Opening Argument – Polarization Hurts Security — and Liberty
by Stuart Taylor, Jr.
Did you know that the Bush administration is pushing Congress to approve a long-term regime of governmental eavesdropping without judicial warrants on the overseas phone calls and e-mails of countless Americans?
And that the administration still insists on using interrogation techniques so coercive that human-rights groups call them torture?
And that it claims the power to hold dark-skinned foreigners in Guantanamo Bay prisons without meaningful judicial review?
All true. And all horrifying to the American Civil Liberties Union, international human-rights groups, and self-righteous Europeans.
It’s also true, however, that most congressional Democrats support warrantless eavesdsropping on the overseas communications of countless Americans. (See my colleague Shane Harris’s "A Court at the Crossroads," p. 62.)

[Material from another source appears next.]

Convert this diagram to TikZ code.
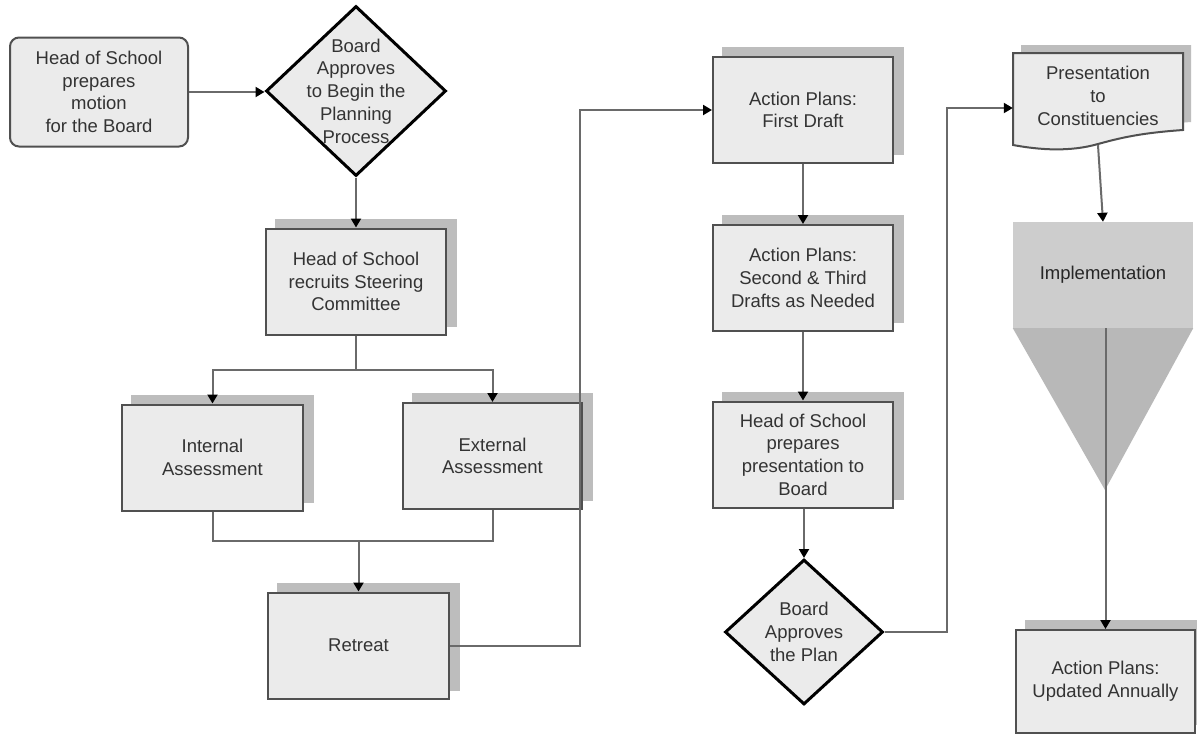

It’s further true that, although both have waffled lately, Sen. Hillary Rodham Clinton and former President Clinton have supported forms of coercive interrogation that horrify human-rights groups. So will the next president, no matter who wins.
Finally, the Clinton administration itself claimed the power to hold dark-skinned foreigners in Guantanamo Bay prisons without meaningful judicial review. Those were refugees fleeing Haiti, not suspected terrorists. And although most Democrats now support searching judicial review of the current Guantanamo detentions, as I do, there is broad bipartisan support for holding those found to be enemy combatants even if they have committed no crimes or cannot feasibly be prosecuted.